Provided data:
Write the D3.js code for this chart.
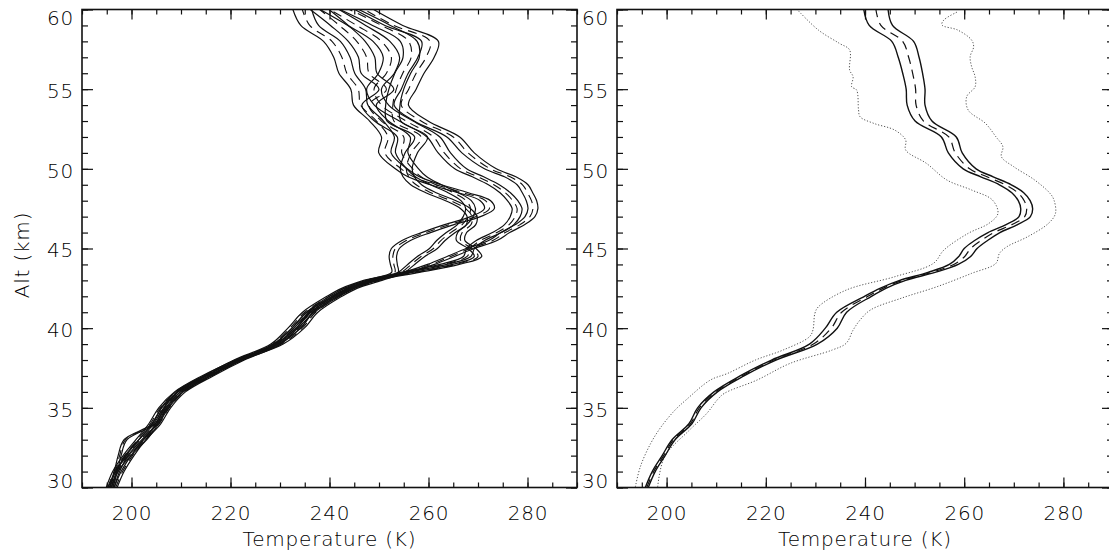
<!DOCTYPE html>
<html lang="en">
<head>
<meta charset="UTF-8">
<title>Temperature profiles</title>
<script src="https://d3js.org/d3.v7.min.js"></script>
<style>
  body { margin: 0; background: #fff; }
  svg text { font-family: "DejaVu Sans", sans-serif; font-size: 20px; font-weight: 200; letter-spacing: 0.8px; fill: #000; }
</style>
</head>
<body>
<svg id="chart" width="1109" height="556"></svg>
<script>
// altitude grid (km) shared by the profiles
const alt = [30, 31, 32, 33, 34, 35, 36, 37, 38, 39, 40, 41, 42,
  42.5, 43, 43.5, 44, 44.5, 45, 45.5, 46, 46.5, 47, 47.5, 48, 48.5, 49, 49.5, 50,
  51, 52, 53, 54, 55, 56, 57, 58, 59, 60];

// left panel: individual profiles (K)
const prof1 = [196.8, 198.2, 200.2, 202.6, 205.6, 207.6, 210.6, 216.2, 222.5, 229.8, 233.2, 236.5, 241.5,
  244.5, 249, 255.6, 260.5, 264.5, 268.4, 273, 275.5, 278.5, 280.5, 281.1, 280.8, 280, 279, 276.5, 272.5,
  268, 265, 258.5, 254.5, 256, 257.5, 259.5, 260.3, 253, 247];
const prof2 = [196.2, 197.3, 199, 201.8, 204.8, 206.8, 209.6, 215.3, 221.8, 229, 232.8, 235.8, 240.5,
  243.5, 248, 255, 263, 267.8, 268.5, 270.5, 273.8, 276.3, 277.5, 277.9, 277, 275.5, 273.2, 270, 266.5,
  263.2, 261, 255.5, 250.5, 249, 251.5, 252.5, 250.5, 245.5, 240];
const prof3 = [195.6, 196.8, 197.6, 198.8, 204.5, 206.3, 209.2, 214.8, 221, 228.5, 232, 235, 240,
  243, 247.5, 253.2, 253, 252.8, 253.3, 255.5, 259.5, 264.2, 269.5, 272.3, 271.5, 267, 261.5, 257, 254.5,
  251.2, 251.8, 249.5, 246.3, 245.8, 243.5, 242.5, 240.5, 236, 234.5];
const prof4 = [195.2, 196.5, 198.6, 201.2, 203.8, 205.8, 209, 214.5, 221.3, 229.2, 233.8, 236.2, 241.2,
  244.3, 249, 257.5, 265.5, 270, 268.8, 266.5, 266.8, 268.6, 268.8, 267.5, 264.5, 260.5, 257.5, 256, 255.5,
  256.5, 258.5, 253, 252.8, 253.5, 254.8, 256.5, 256, 250.5, 244];
const prof5 = [196.0, 197.0, 199.6, 202.8, 205.2, 207.2, 210.2, 215.8, 222.2, 230.3, 234.5, 237.2, 242,
  245, 250, 254.5, 256.5, 258.5, 261, 262.5, 264.5, 266.8, 268, 268.5, 267.6, 265, 261.5, 258.5, 256.8,
  254.6, 255, 250.5, 248, 251.5, 248, 247.5, 245.5, 242, 238];
const errLeft = [0.3, 0.3, 0.3, 0.3, 0.3, 0.3, 0.3, 0.3, 0.3, 0.35, 0.4, 0.45, 0.5,
  0.55, 0.6, 0.65, 0.7, 0.75, 0.8, 0.85, 0.9, 0.95, 1.0, 1.0, 1.05, 1.05, 1.1, 1.15, 1.2,
  1.25, 1.3, 1.4, 1.45, 1.5, 1.6, 1.65, 1.7, 1.8, 1.9];

// right panel: mean profile, its error, and spread of the nights
const meanT = [196.0, 197.4, 199.4, 201.4, 204.8, 206.6, 209.9, 215.2, 221.6, 229.6, 233.2, 235.3, 240.6,
  243.6, 247.6, 253.4, 257.9, 260.1, 261.3, 263.4, 266.0, 269.6, 272.2, 272.6, 272.1, 270.8, 268.3, 264.6, 261.1,
  258.2, 256.9, 251.8, 250.3, 250.2, 249.6, 248.8, 247.6, 243.2, 242.2];
const errRight = [0.3, 0.3, 0.3, 0.3, 0.3, 0.35, 0.35, 0.4, 0.45, 0.8, 1.2, 1.0, 0.7,
  0.6, 0.6, 0.7, 0.9, 1.2, 1.3, 1.3, 1.2, 1.15, 1.15, 1.2, 1.2, 1.2, 1.2, 1.25, 1.3,
  1.4, 1.5, 1.7, 1.8, 1.9, 2.0, 2.1, 2.2, 2.35, 2.45];

const sdLoAlt = [30.04, 31.3, 32.77, 33.81, 34.86, 35.49, 36.74, 37.16, 38.0, 38.63, 39.46, 39.88, 40.93, 41.34,
  42.39, 43.23, 44.07, 44.9, 45.95, 46.58, 47.2, 48.04, 48.67, 49.3, 50.34, 51.18, 51.81, 52.43, 52.85,
  53.27, 53.69, 54.95, 55.15, 55.78, 56.2, 57.46, 57.88, 58.71, 59.97];
const sdLoT = [193.7, 194.7, 196.8, 198.9, 201.7, 203.9, 208.8, 212.3, 217.9, 223.5, 228.8, 229.5, 229.9, 230.6,
  236.2, 246, 253.8, 255.9, 260.8, 265, 266.8, 265.7, 261.5, 256.5, 252.4, 248.2, 248.2, 246.0, 241.8,
  239.0, 238.7, 238.3, 237.3, 237.6, 236.9, 236.9, 234.8, 230.6, 226.4];
const sdHiAlt = [30.04, 31.93, 33.6, 34.65, 35.49, 35.9, 36.74, 37.79, 38.63, 39.05, 39.88, 40.51, 41.14, 41.9,
  42.6, 43.44, 44.07, 44.69, 45.11, 45.74, 46.58, 47.2, 48.04, 48.46, 49.3, 50.13, 50.76, 51.39, 52.01,
  52.85, 53.69, 54.53, 55.15, 55.78, 56.41, 57.04, 57.66, 58.08, 58.71, 59.03, 59.34, 59.86];
const sdHiT = [198.2, 199.6, 204.6, 208.1, 210.2, 211.6, 218.2, 224.9, 233.4, 236.2, 237.6, 239.0, 241.1, 247.5,
  254.5, 261.5, 266.4, 267.1, 268.6, 272.8, 277, 278.4, 278.1, 277.3, 274.2, 270, 267.5, 267.8, 266.4,
  264.3, 260.8, 260.5, 262.2, 262.2, 261.5, 261.2, 261.9, 261.5, 258.7, 255.5, 255.9, 258.7];

const tempDomain = [190, 290];
const altDomain = [30, 60];
const tempTicks = [200, 220, 240, 260, 280];
const tempMinor = d3.range(190, 291, 5);
const altTicks = [30, 35, 40, 45, 50, 55, 60];
const altMinor = d3.range(30, 61, 1);

const svg = d3.select('#chart');
svg.append('rect').attr('width', 1109).attr('height', 556).attr('fill', '#fff');

const yTop = 9.5, yBottom = 487.5;
const panels = [
  { id: 'left', x0: 82, x1: 577 },
  { id: 'right', x0: 617, x1: 1113 }
];

const y = d3.scaleLinear().domain(altDomain).range([yBottom, yTop]);

function drawFrame(g, x, p) {
  const t = g.append('g').attr('color', '#111');

  // minor ticks, pointing inward on all four sides
  t.append('g').attr('transform', `translate(0,${yBottom})`)
    .call(d3.axisBottom(x).tickValues(tempMinor).tickSize(-5).tickFormat(''));
  t.append('g').attr('transform', `translate(0,${yTop})`)
    .call(d3.axisTop(x).tickValues(tempMinor).tickSize(-5).tickFormat(''));
  t.append('g').attr('transform', `translate(${p.x0},0)`)
    .call(d3.axisLeft(y).tickValues(altMinor).tickSize(-6).tickFormat(''));
  t.append('g').attr('transform', `translate(${p.x1},0)`)
    .call(d3.axisRight(y).tickValues(altMinor).tickSize(-6).tickFormat(''));

  // major ticks + labels
  t.append('g').attr('transform', `translate(0,${yBottom})`)
    .call(d3.axisBottom(x).tickValues(tempTicks).tickSize(-10).tickPadding(18).tickFormat(d3.format('d')));
  t.append('g').attr('transform', `translate(0,${yTop})`)
    .call(d3.axisTop(x).tickValues(tempTicks).tickSize(-10).tickFormat(''));
  const la = t.append('g').attr('transform', `translate(${p.x0},0)`)
    .call(d3.axisLeft(y).tickValues(altTicks).tickSize(-11).tickPadding(8).tickFormat(d3.format('d')));
  t.append('g').attr('transform', `translate(${p.x1},0)`)
    .call(d3.axisRight(y).tickValues(altTicks).tickSize(-11).tickFormat(''));

  la.selectAll('text').attr('dy', '0.42em')
    .attr('transform', d => d === 60 ? 'translate(0,6.4)' : d === 30 ? 'translate(0,-8.6)' : null);

  t.selectAll('.domain').remove();
  t.selectAll('.tick line').attr('stroke-width', 1.2);

  g.append('rect')
    .attr('x', p.x0).attr('y', yTop)
    .attr('width', p.x1 - p.x0).attr('height', yBottom - yTop)
    .attr('fill', 'none').attr('stroke', '#111').attr('stroke-width', 1.6);

  g.append('text')
    .attr('x', (p.x0 + p.x1) / 2).attr('y', 546)
    .attr('text-anchor', 'middle')
    .text('Temperature (K)');
}

const defs = svg.append('defs');

panels.forEach(p => {
  p.x = d3.scaleLinear().domain(tempDomain).range([p.x0, p.x1]);
  defs.append('clipPath').attr('id', 'clip-' + p.id)
    .append('rect').attr('x', p.x0).attr('y', yTop)
    .attr('width', p.x1 - p.x0).attr('height', yBottom - yTop);
});

function lineFor(x) {
  return d3.line()
    .x(d => x(d[0]))
    .y(d => y(d[1]))
    .curve(d3.curveCatmullRom.alpha(0.5));
}

// left panel
const L = panels[0];
const gL = svg.append('g');
const plotL = gL.append('g').attr('clip-path', 'url(#clip-left)');
const lineL = lineFor(L.x);
[prof1, prof2, prof3, prof4, prof5].forEach(pr => {
  const lo = pr.map((t, i) => t - errLeft[i]);
  const hi = pr.map((t, i) => t + errLeft[i]);
  [lo, hi].forEach(s => {
    plotL.append('path').datum(d3.zip(s, alt))
      .attr('d', lineL).attr('fill', 'none')
      .attr('stroke', '#111').attr('stroke-width', 1.2);
  });
  plotL.append('path').datum(d3.zip(pr, alt))
    .attr('d', lineL).attr('fill', 'none')
    .attr('stroke', '#111').attr('stroke-width', 1.1)
    .attr('stroke-dasharray', '9,6');
});
drawFrame(gL, L.x, L);

gL.append('text')
  .attr('transform', 'translate(29,255) rotate(-90)')
  .attr('text-anchor', 'middle')
  .text('Alt (km)');

// right panel
const R = panels[1];
const gR = svg.append('g');
const plotR = gR.append('g').attr('clip-path', 'url(#clip-right)');
const lineR = lineFor(R.x);

[[sdLoT, sdLoAlt], [sdHiT, sdHiAlt]].forEach(([t, a]) => {
  plotR.append('path').datum(d3.zip(t, a))
    .attr('d', lineR).attr('fill', 'none')
    .attr('stroke', '#555').attr('stroke-width', 1)
    .attr('stroke-dasharray', '1.2,1.8');
});
const mLo = meanT.map((t, i) => t - errRight[i]);
const mHi = meanT.map((t, i) => t + errRight[i]);
[mLo, mHi].forEach(s => {
  plotR.append('path').datum(d3.zip(s, alt))
    .attr('d', lineR).attr('fill', 'none')
    .attr('stroke', '#111').attr('stroke-width', 1.4);
});
plotR.append('path').datum(d3.zip(meanT, alt))
  .attr('d', lineR).attr('fill', 'none')
  .attr('stroke', '#111').attr('stroke-width', 1.2)
  .attr('stroke-dasharray', '9,6');

drawFrame(gR, R.x, R);
</script>
</body>
</html>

Written problem: Skip every picture and return the lines above from the top through the one that contains "51, 52, 53, 54, 55, 56, 57, 58, 59, 60];".

Problem solution:
Write the D3.js code for this chart.
<!DOCTYPE html>
<html lang="en">
<head>
<meta charset="UTF-8">
<title>Temperature profiles</title>
<script src="https://d3js.org/d3.v7.min.js"></script>
<style>
  body { margin: 0; background: #fff; }
  svg text { font-family: "DejaVu Sans", sans-serif; font-size: 20px; font-weight: 200; letter-spacing: 0.8px; fill: #000; }
</style>
</head>
<body>
<svg id="chart" width="1109" height="556"></svg>
<script>
// altitude grid (km) shared by the profiles
const alt = [30, 31, 32, 33, 34, 35, 36, 37, 38, 39, 40, 41, 42,
  42.5, 43, 43.5, 44, 44.5, 45, 45.5, 46, 46.5, 47, 47.5, 48, 48.5, 49, 49.5, 50,
  51, 52, 53, 54, 55, 56, 57, 58, 59, 60];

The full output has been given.